• Job: What lines of the data hold the string "this"? Pull each one out.

[Records excerpted from a collection]
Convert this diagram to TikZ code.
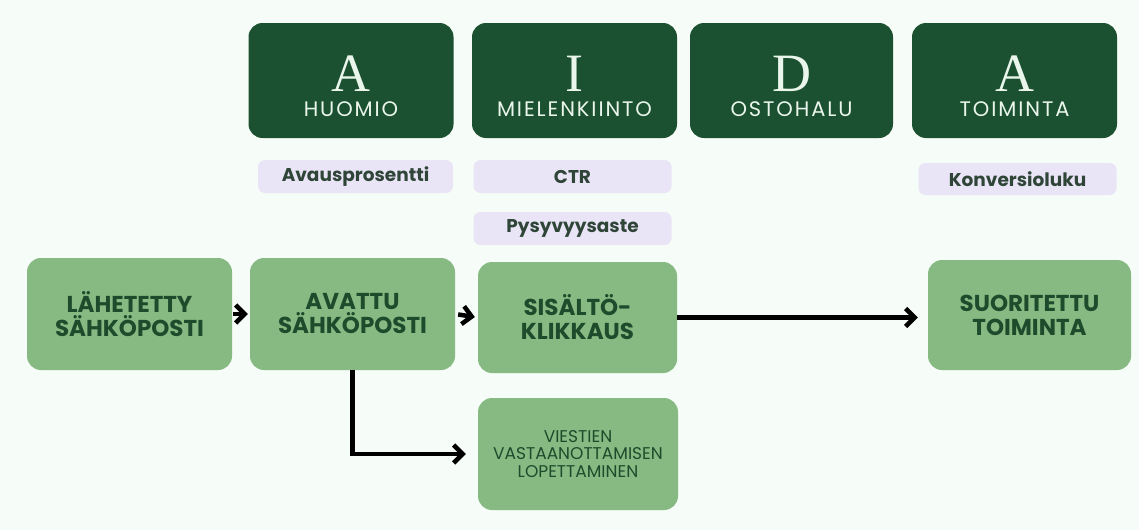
\documentclass[tikz,border=0pt]{standalone}
\usepackage{fontspec}
\setmainfont{Poppins}
\newfontfamily\wide[LetterSpace=9]{Poppins}
\newfontfamily\serifA{Liberation Serif}
\usetikzlibrary{arrows.meta}
\definecolor{bgc}{HTML}{F6FCF7}
\definecolor{darkg}{HTML}{1B5130}
\definecolor{lightg}{HTML}{87BA83}
\definecolor{lilac}{HTML}{EAE4F7}
\definecolor{txtg}{HTML}{1E4B2B}
\definecolor{txtp}{HTML}{2F4538}
\definecolor{mint}{HTML}{EAF6EC}
\tikzset{
  darkbox/.style={fill=darkg, rounded corners=14pt, minimum width=205pt, minimum height=115pt, inner sep=0pt},
  letterlbl/.style={text=mint, font=\serifA\fontsize{54}{54}\selectfont, inner sep=0pt},
  sublbl/.style={text=mint, font=\wide\fontsize{21}{22}\selectfont, inner sep=0pt},
  metric/.style={fill=lilac, rounded corners=7pt, minimum width=198pt, minimum height=33pt, inner sep=0pt, text=txtp, font=\bfseries\fontsize{18.5}{19}\selectfont},
  stepbox/.style={fill=lightg, rounded corners=14pt, minimum width=204pt, minimum height=112pt, inner sep=0pt, align=center, text=txtg, font=\bfseries\fontsize{23}{24}\selectfont},
  thinbox/.style={fill=lightg, rounded corners=14pt, minimum width=200pt, minimum height=112pt, inner sep=0pt, align=center, text=txtg, font=\fontsize{17}{17.5}\selectfont},
  arr/.style={line width=4.5pt, -{Straight Barb[length=9pt, width=18pt, line width=4.5pt]}},
}
\begin{document}
\begin{tikzpicture}[x=1pt,y=-1pt]
\fill[bgc] (0,0) rectangle (1139,530);
\useasboundingbox (0,0) rectangle (1139,530);
% AIDA header boxes
\node[darkbox] (dA) at (351,80.5) {};
\node[letterlbl] (dAl) at ([yshift=7pt]dA.center) {A};
\node[sublbl] (dAs) at ([yshift=-29pt]dA.center) {HUOMIO};
\node[darkbox] (dI) at (574.5,80.5) {};
\node[letterlbl] (dIl) at ([yshift=7pt]dI.center) {I};
\node[sublbl] (dIs) at ([yshift=-29pt]dI.center) {MIELENKIINTO};
\node[darkbox, minimum width=203pt] (dD) at (791.5,80.5) {};
\node[letterlbl] (dDl) at ([yshift=7pt]dD.center) {D};
\node[sublbl] (dDs) at ([yshift=-29pt]dD.center) {OSTOHALU};
\node[darkbox] (dT) at (1014.5,80.5) {};
\node[letterlbl] (dTl) at ([yshift=7pt]dT.center) {A};
\node[sublbl] (dTs) at ([yshift=-29pt]dT.center) {TOIMINTA};
% metrics
\node[metric, minimum width=195pt] (mA) at (355.5,176.5) {Avausprosentti};
\node[metric] (mC) at (572.5,176.5) {CTR};
\node[metric] (mP) at (572.5,228.5) {Pysyvyysaste};
\node[metric, minimum height=32pt] (mK) at (1017.5,179) {Konversioluku};
% flow boxes
\node[stepbox, minimum width=205pt] (gL) at (129.5,314) {LÄHETETTY\\SÄHKÖPOSTI};
\node[stepbox, minimum width=205pt] (gA) at (352.5,314) {AVATTU\\SÄHKÖPOSTI};
\node[stepbox, minimum width=199pt, minimum height=111pt] (gS) at (577.5,317.5) {SISÄLTÖ-\\KLIKKAUS};
\node[stepbox, minimum width=203pt, minimum height=110pt] (gU) at (1029.5,315) {SUORITETTU\\TOIMINTA};
\node[thinbox] (gV) at (578,454) {VIESTIEN\\VASTAANOTTAMISEN\\LOPETTAMINEN};
% connectors
\draw[arr, shorten <=1pt, shorten >=2pt] (gL.east) -- (gA.west);
\draw[arr, shorten <=3pt, shorten >=3pt] (gA.east) -- (gS.west);
\draw[arr, shorten >=10pt] (gS.east) -- (gS.east -| gU.west);
\draw[arr, shorten >=12pt] (gA.south) |- (gV.west);
\end{tikzpicture}
\end{document}
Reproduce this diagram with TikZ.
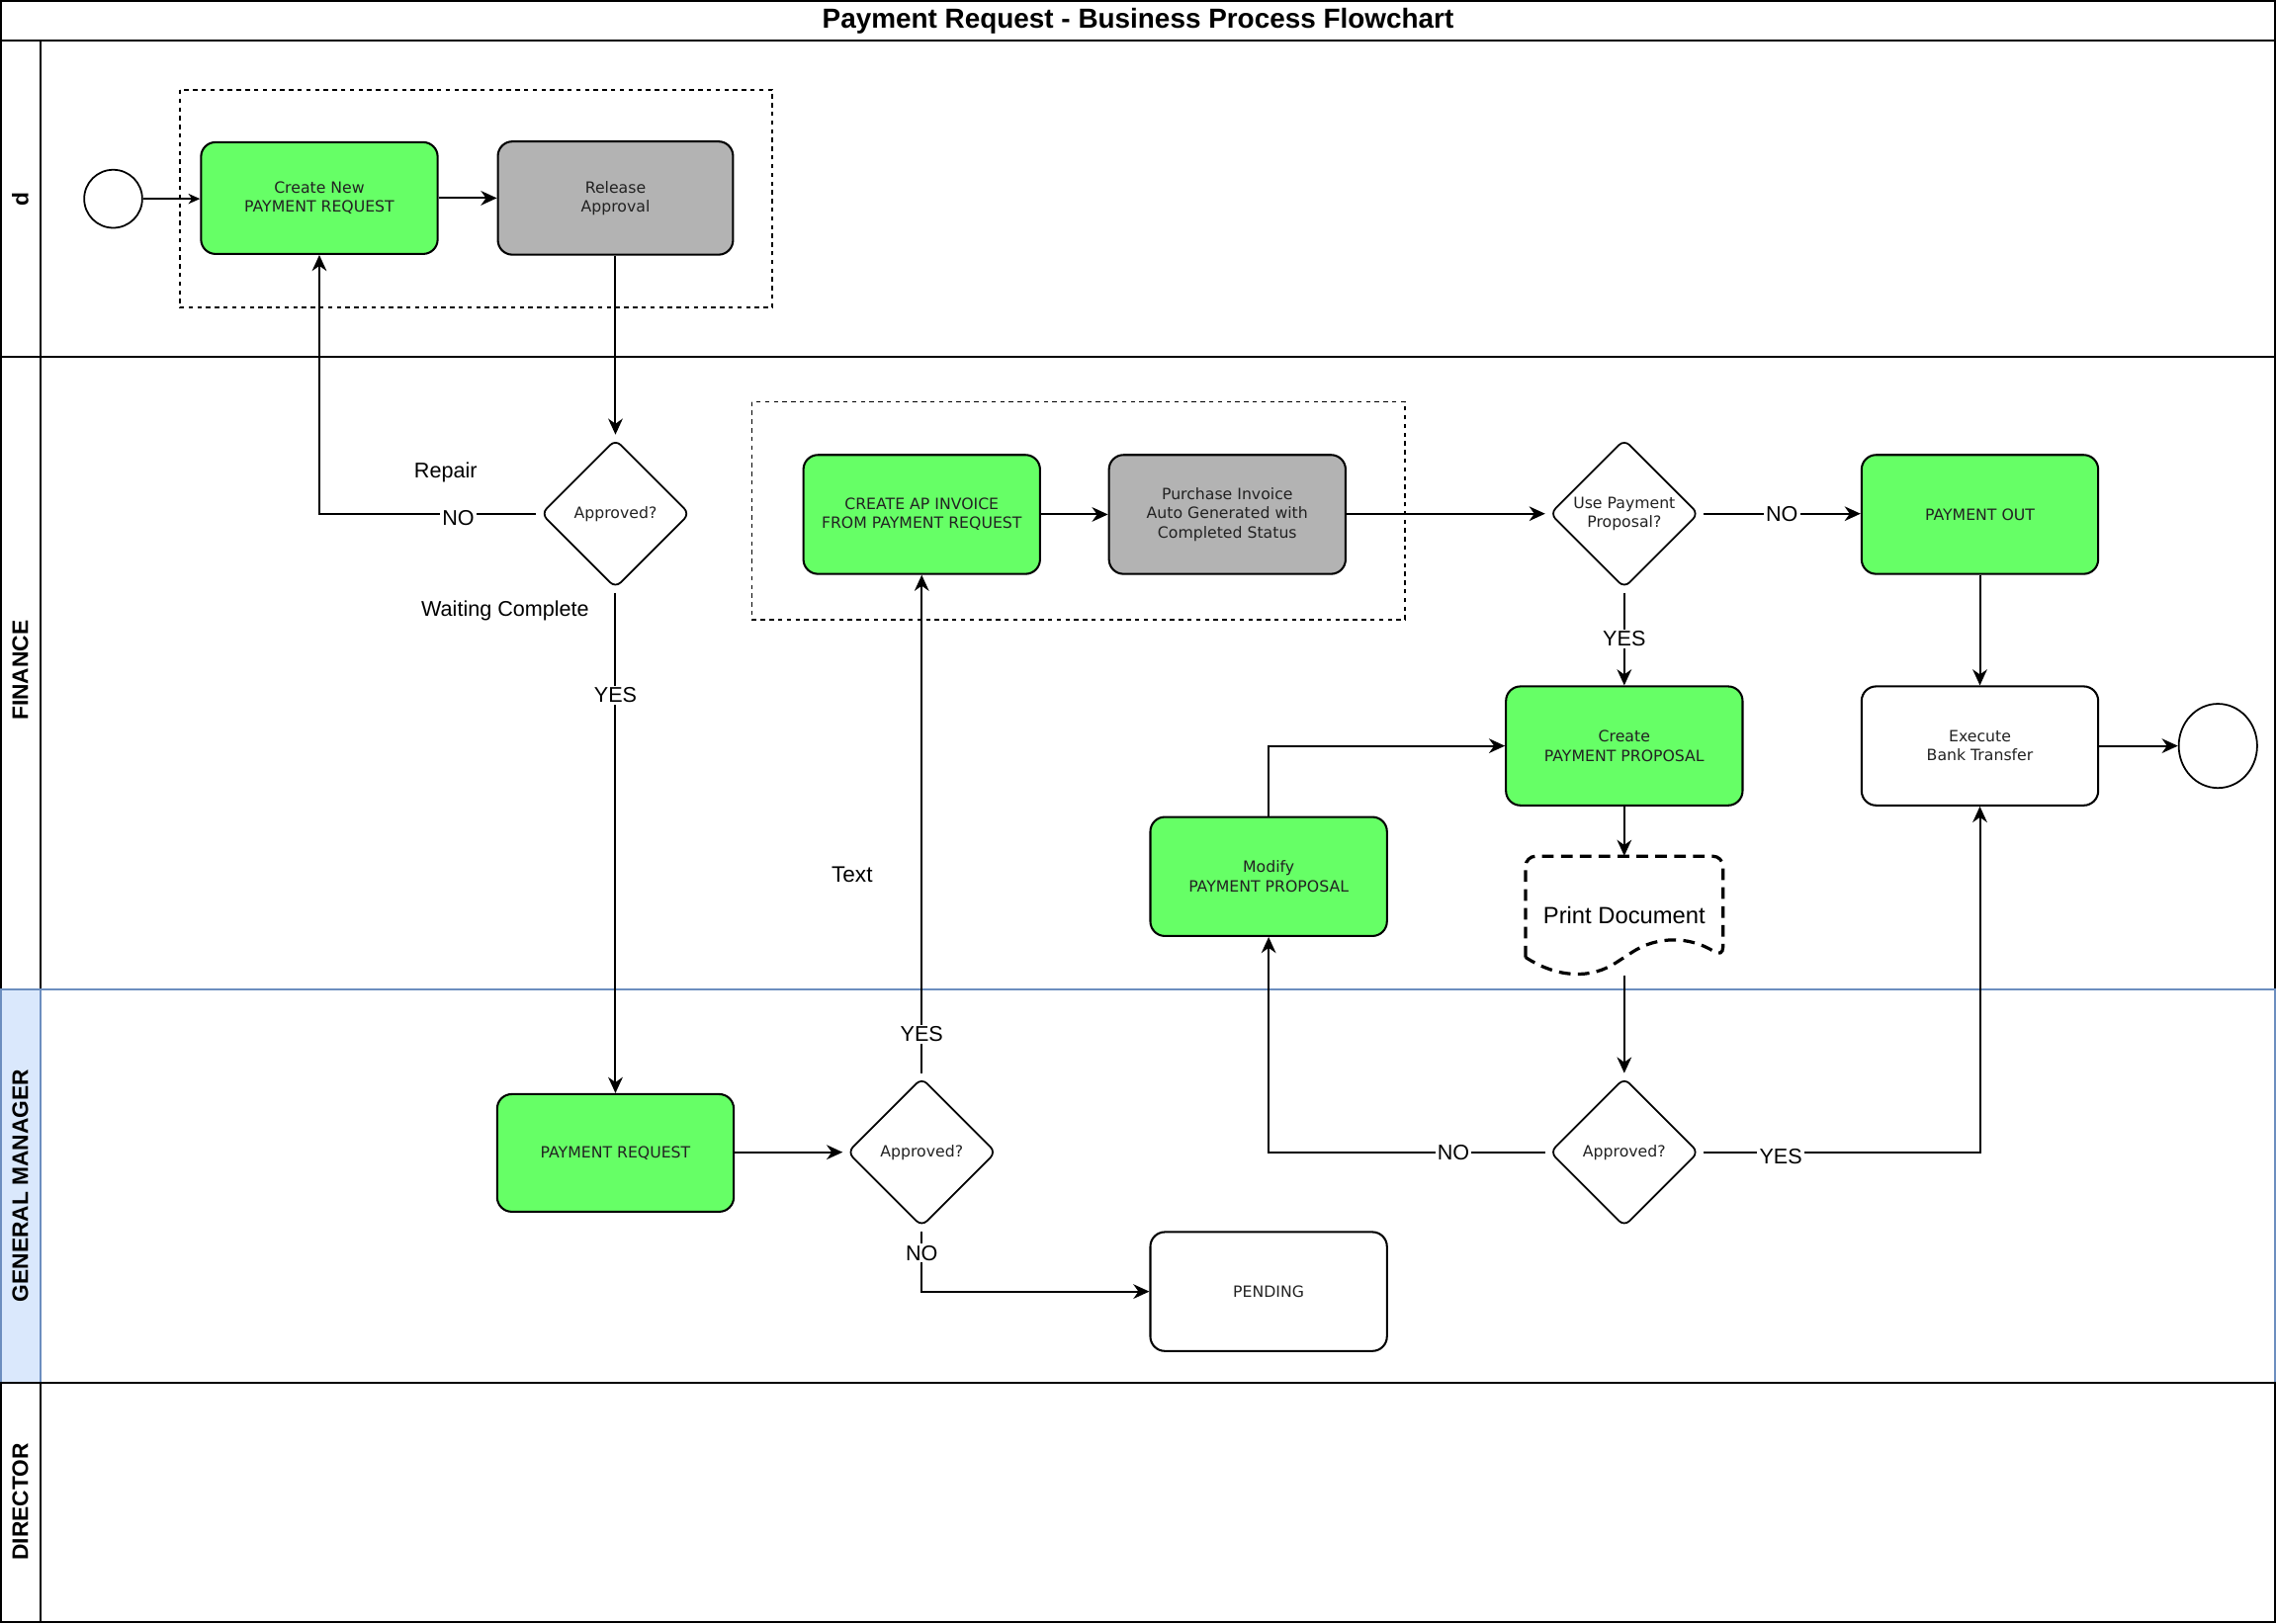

• Right answer:
Convert this diagram to TikZ code.
Reproduce this diagram with TikZ.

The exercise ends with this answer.